The good news: The Tri-Cities could play a strong role in filling those jobs through innovation and supporting the talented people who live in the Mid-Columbia, the nation and the world, said Washington State University Tri-Cities Chancellor H. Keith Moo-Young.
However, the Tri-Cities can't take on that role without help, the officials told about 200 members of the Tri-City Regional Chamber of Commerce during a Wednesday luncheon at the Pasco Red Lion.
"The question is, how do we get the investment to get the full use of our resources," Moo-Young said.
The economy has changed markedly from the one dominated by manufacturing that the parents of baby boomers built, Cummins said. A high school diploma is no longer enough in a post-Great Recession economy and other countries already have caught on to that, leaving the U.S. behind.
"There was no recession for people with a bachelor's degree or more and no recovery for those with a high school degree or less," he said.

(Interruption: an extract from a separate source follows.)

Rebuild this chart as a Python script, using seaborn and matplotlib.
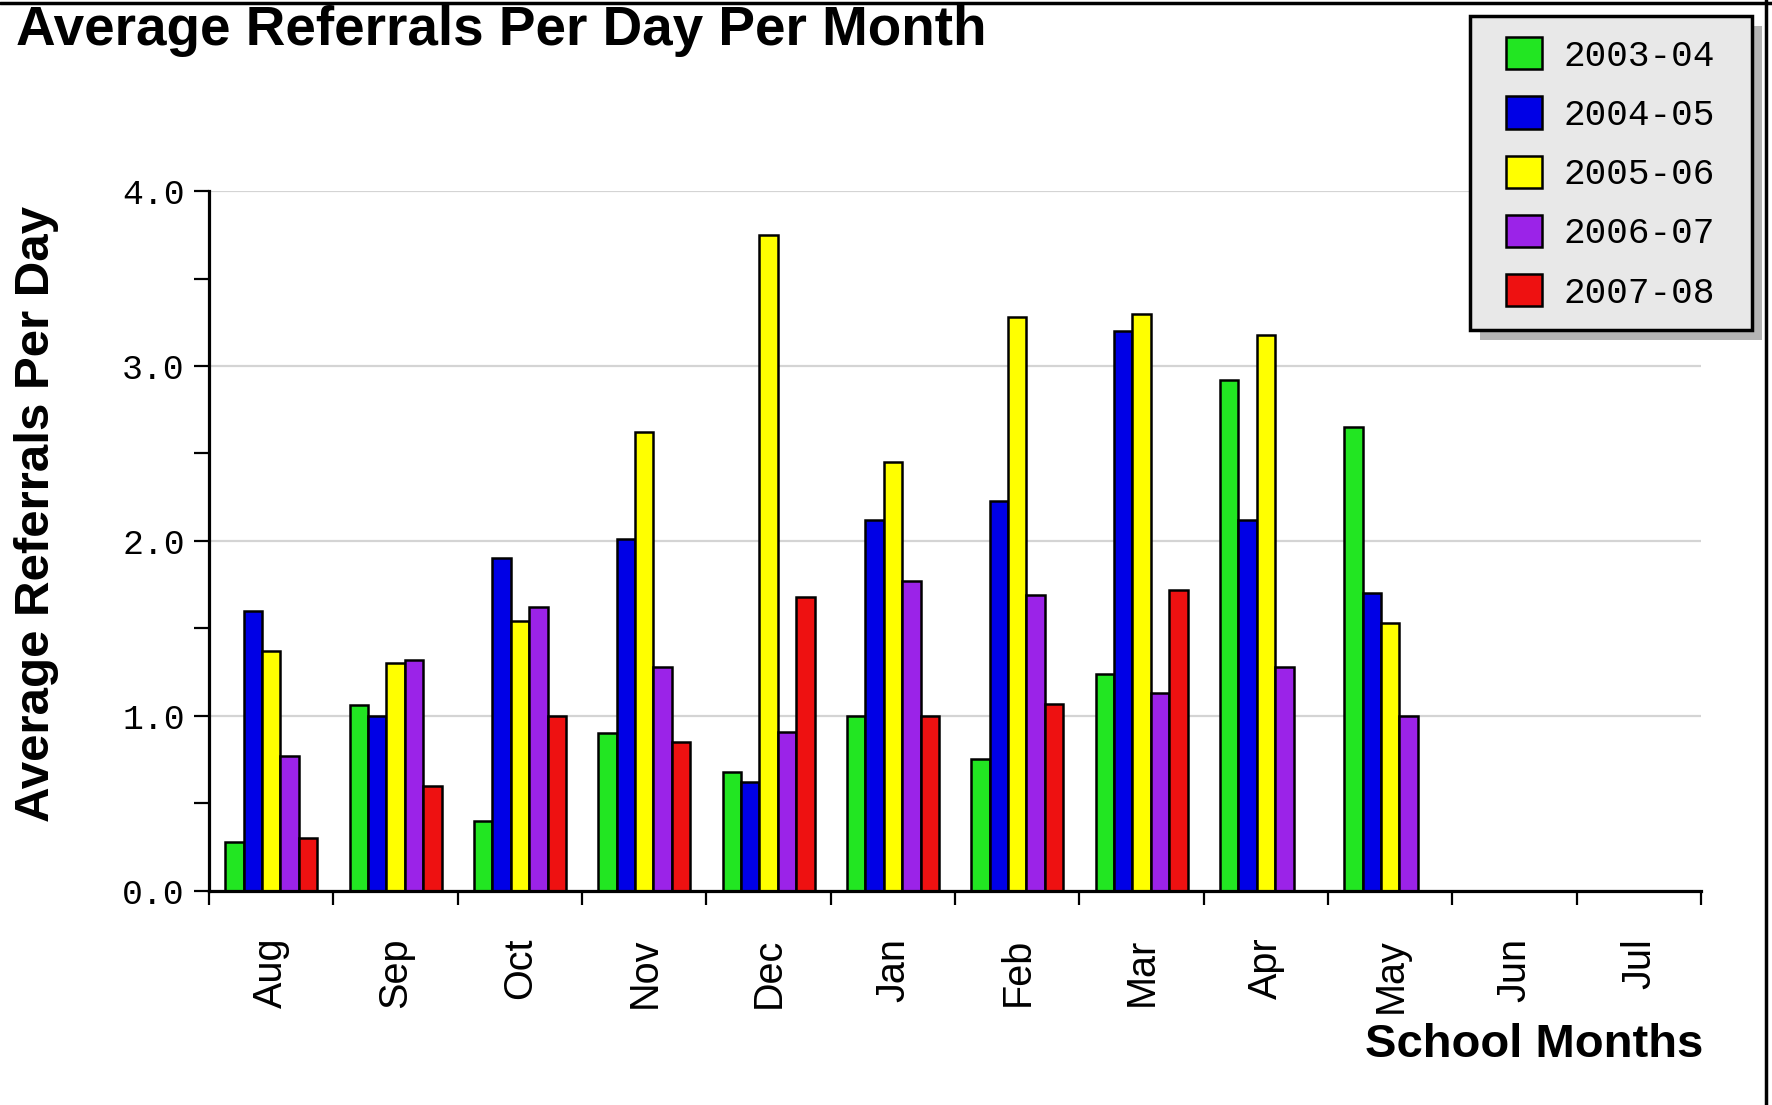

Most future jobs in a knowledge-based economy will require some post-secondary education, such as a certificate, if not a bachelor's degree, Cummins said. There's already a dearth of qualified applicants and some companies are having to look outside the country for employees.
That doesn't mean the country, and specifically the Mid-Columbia, can't rise to the challenge, Moo-Young said. WSU Tri-Cities has more than doubled the number of admissions applications for the next academic year compared to the current one through student recruiting.
He praised the relationship between the university and CBC and the relationships he's building with other Eastern Washington community colleges.
Moo-Young supported Start-Up Weekend, an event in September that supports designers, developers and others who want to move forward on a business enterprise, and another is already planned for March, he said.
The university is also moving forward with plans to build a "business accelerator" on its north Richland campus, part of a broader vision for a "Google-like" campus environment.
But creating more highly-trained graduates and developing new businesses and technologies takes money, the officials said. Tuition is one of the biggest hurdles people have to accessing education, Cummins said. Moo-Young said his concern is the need for cultural and social institutions to support the innovators and keep them from fleeing to cities like Seattle and Portland.
"Our students don't have a place to play," Moo-Young said.
Both men said they are taking steps to recruit and support students. Cummins said he's trying to find the money by trimming other parts of the college's budget. "The challenge is, there isn't any more money (from the state)," he said.
Private investment is likely what will be needed to move the Tri-Cities and its institutions forward -- whether from a growing wine industry, or the development of an "angel investor" network for the region, Moo-Young said.
"A lot of the things on this list are very doable," Moo-Young said.